> What this task involves:
Will you output all of the data below exactly, omitting the images?

──────── Source excerpt ────────

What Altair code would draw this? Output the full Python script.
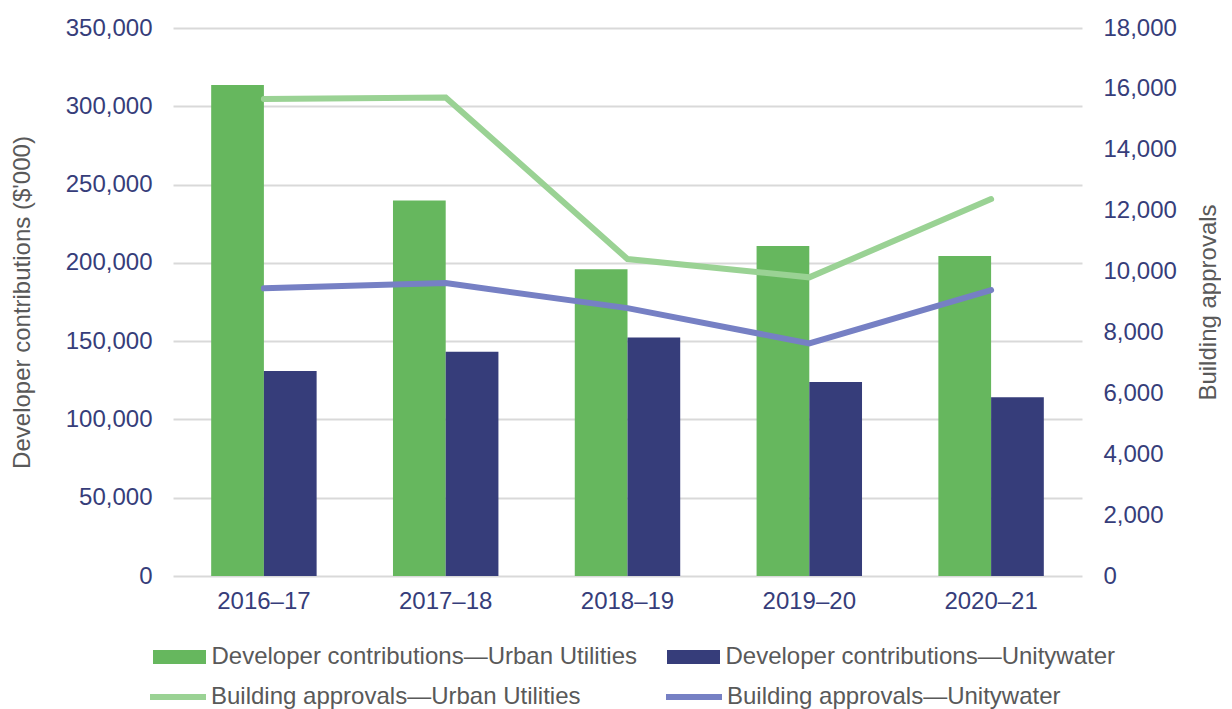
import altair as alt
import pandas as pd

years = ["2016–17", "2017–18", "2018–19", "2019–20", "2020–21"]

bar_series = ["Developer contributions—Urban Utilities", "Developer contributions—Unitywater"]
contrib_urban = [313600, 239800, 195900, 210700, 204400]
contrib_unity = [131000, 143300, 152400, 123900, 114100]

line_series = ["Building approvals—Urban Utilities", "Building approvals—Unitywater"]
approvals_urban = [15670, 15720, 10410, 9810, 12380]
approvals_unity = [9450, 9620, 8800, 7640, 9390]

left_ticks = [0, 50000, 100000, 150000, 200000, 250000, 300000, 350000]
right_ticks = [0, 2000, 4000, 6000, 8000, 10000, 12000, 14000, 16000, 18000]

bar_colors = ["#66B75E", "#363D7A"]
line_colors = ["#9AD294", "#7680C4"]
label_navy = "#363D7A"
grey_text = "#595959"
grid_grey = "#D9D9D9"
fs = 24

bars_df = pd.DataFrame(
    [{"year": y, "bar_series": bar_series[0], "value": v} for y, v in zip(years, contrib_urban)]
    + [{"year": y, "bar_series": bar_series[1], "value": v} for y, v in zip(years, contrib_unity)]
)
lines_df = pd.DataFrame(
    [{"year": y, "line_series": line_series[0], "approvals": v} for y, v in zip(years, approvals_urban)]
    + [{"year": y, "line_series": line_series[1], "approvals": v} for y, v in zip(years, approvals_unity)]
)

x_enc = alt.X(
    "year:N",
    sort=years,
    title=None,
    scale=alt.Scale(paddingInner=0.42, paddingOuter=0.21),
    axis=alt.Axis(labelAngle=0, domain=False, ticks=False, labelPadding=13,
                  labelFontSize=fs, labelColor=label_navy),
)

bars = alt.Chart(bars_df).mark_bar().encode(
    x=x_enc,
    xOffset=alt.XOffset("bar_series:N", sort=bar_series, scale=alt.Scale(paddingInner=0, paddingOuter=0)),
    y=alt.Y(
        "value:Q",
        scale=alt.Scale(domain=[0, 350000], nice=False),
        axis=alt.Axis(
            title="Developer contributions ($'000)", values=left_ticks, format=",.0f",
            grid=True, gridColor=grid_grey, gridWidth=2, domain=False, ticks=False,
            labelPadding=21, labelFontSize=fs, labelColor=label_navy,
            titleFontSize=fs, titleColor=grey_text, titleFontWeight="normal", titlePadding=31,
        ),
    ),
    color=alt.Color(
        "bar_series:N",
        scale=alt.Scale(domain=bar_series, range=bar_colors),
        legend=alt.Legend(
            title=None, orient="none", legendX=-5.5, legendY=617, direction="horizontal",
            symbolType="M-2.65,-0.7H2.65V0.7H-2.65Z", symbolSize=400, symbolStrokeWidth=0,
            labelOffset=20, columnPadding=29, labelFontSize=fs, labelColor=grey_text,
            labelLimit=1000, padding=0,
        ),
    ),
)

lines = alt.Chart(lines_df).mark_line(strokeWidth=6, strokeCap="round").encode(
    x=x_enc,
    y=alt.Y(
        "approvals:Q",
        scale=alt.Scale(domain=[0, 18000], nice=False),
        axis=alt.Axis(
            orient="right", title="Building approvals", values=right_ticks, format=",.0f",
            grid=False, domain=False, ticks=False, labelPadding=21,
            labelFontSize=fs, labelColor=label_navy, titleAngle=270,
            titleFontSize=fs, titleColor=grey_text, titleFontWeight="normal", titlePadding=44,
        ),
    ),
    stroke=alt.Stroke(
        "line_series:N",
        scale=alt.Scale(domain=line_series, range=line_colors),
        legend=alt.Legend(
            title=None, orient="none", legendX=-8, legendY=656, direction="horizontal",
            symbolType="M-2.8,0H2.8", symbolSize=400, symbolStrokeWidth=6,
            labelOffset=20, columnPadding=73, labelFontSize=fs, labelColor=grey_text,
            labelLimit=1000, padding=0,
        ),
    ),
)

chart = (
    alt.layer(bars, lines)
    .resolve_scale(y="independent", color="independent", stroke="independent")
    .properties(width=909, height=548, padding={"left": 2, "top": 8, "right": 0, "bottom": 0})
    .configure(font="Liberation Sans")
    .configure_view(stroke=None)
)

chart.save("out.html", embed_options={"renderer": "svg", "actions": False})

────────

> The completed task:
What Altair code would draw this? Output the full Python script.
import altair as alt
import pandas as pd

years = ["2016–17", "2017–18", "2018–19", "2019–20", "2020–21"]

bar_series = ["Developer contributions—Urban Utilities", "Developer contributions—Unitywater"]
contrib_urban = [313600, 239800, 195900, 210700, 204400]
contrib_unity = [131000, 143300, 152400, 123900, 114100]

line_series = ["Building approvals—Urban Utilities", "Building approvals—Unitywater"]
approvals_urban = [15670, 15720, 10410, 9810, 12380]
approvals_unity = [9450, 9620, 8800, 7640, 9390]

left_ticks = [0, 50000, 100000, 150000, 200000, 250000, 300000, 350000]
right_ticks = [0, 2000, 4000, 6000, 8000, 10000, 12000, 14000, 16000, 18000]

bar_colors = ["#66B75E", "#363D7A"]
line_colors = ["#9AD294", "#7680C4"]
label_navy = "#363D7A"
grey_text = "#595959"
grid_grey = "#D9D9D9"
fs = 24

bars_df = pd.DataFrame(
    [{"year": y, "bar_series": bar_series[0], "value": v} for y, v in zip(years, contrib_urban)]
    + [{"year": y, "bar_series": bar_series[1], "value": v} for y, v in zip(years, contrib_unity)]
)
lines_df = pd.DataFrame(
    [{"year": y, "line_series": line_series[0], "approvals": v} for y, v in zip(years, approvals_urban)]
    + [{"year": y, "line_series": line_series[1], "approvals": v} for y, v in zip(years, approvals_unity)]
)

x_enc = alt.X(
    "year:N",
    sort=years,
    title=None,
    scale=alt.Scale(paddingInner=0.42, paddingOuter=0.21),
    axis=alt.Axis(labelAngle=0, domain=False, ticks=False, labelPadding=13,
                  labelFontSize=fs, labelColor=label_navy),
)

bars = alt.Chart(bars_df).mark_bar().encode(
    x=x_enc,
    xOffset=alt.XOffset("bar_series:N", sort=bar_series, scale=alt.Scale(paddingInner=0, paddingOuter=0)),
    y=alt.Y(
        "value:Q",
        scale=alt.Scale(domain=[0, 350000], nice=False),
        axis=alt.Axis(
            title="Developer contributions ($'000)", values=left_ticks, format=",.0f",
            grid=True, gridColor=grid_grey, gridWidth=2, domain=False, ticks=False,
            labelPadding=21, labelFontSize=fs, labelColor=label_navy,
            titleFontSize=fs, titleColor=grey_text, titleFontWeight="normal", titlePadding=31,
        ),
    ),
    color=alt.Color(
        "bar_series:N",
        scale=alt.Scale(domain=bar_series, range=bar_colors),
        legend=alt.Legend(
            title=None, orient="none", legendX=-5.5, legendY=617, direction="horizontal",
            symbolType="M-2.65,-0.7H2.65V0.7H-2.65Z", symbolSize=400, symbolStrokeWidth=0,
            labelOffset=20, columnPadding=29, labelFontSize=fs, labelColor=grey_text,
            labelLimit=1000, padding=0,
        ),
    ),
)

lines = alt.Chart(lines_df).mark_line(strokeWidth=6, strokeCap="round").encode(
    x=x_enc,
    y=alt.Y(
        "approvals:Q",
        scale=alt.Scale(domain=[0, 18000], nice=False),
        axis=alt.Axis(
            orient="right", title="Building approvals", values=right_ticks, format=",.0f",
            grid=False, domain=False, ticks=False, labelPadding=21,
            labelFontSize=fs, labelColor=label_navy, titleAngle=270,
            titleFontSize=fs, titleColor=grey_text, titleFontWeight="normal", titlePadding=44,
        ),
    ),
    stroke=alt.Stroke(
        "line_series:N",
        scale=alt.Scale(domain=line_series, range=line_colors),
        legend=alt.Legend(
            title=None, orient="none", legendX=-8, legendY=656, direction="horizontal",
            symbolType="M-2.8,0H2.8", symbolSize=400, symbolStrokeWidth=6,
            labelOffset=20, columnPadding=73, labelFontSize=fs, labelColor=grey_text,
            labelLimit=1000, padding=0,
        ),
    ),
)

chart = (
    alt.layer(bars, lines)
    .resolve_scale(y="independent", color="independent", stroke="independent")
    .properties(width=909, height=548, padding={"left": 2, "top": 8, "right": 0, "bottom": 0})
    .configure(font="Liberation Sans")
    .configure_view(stroke=None)
)

chart.save("out.html", embed_options={"renderer": "svg", "actions": False})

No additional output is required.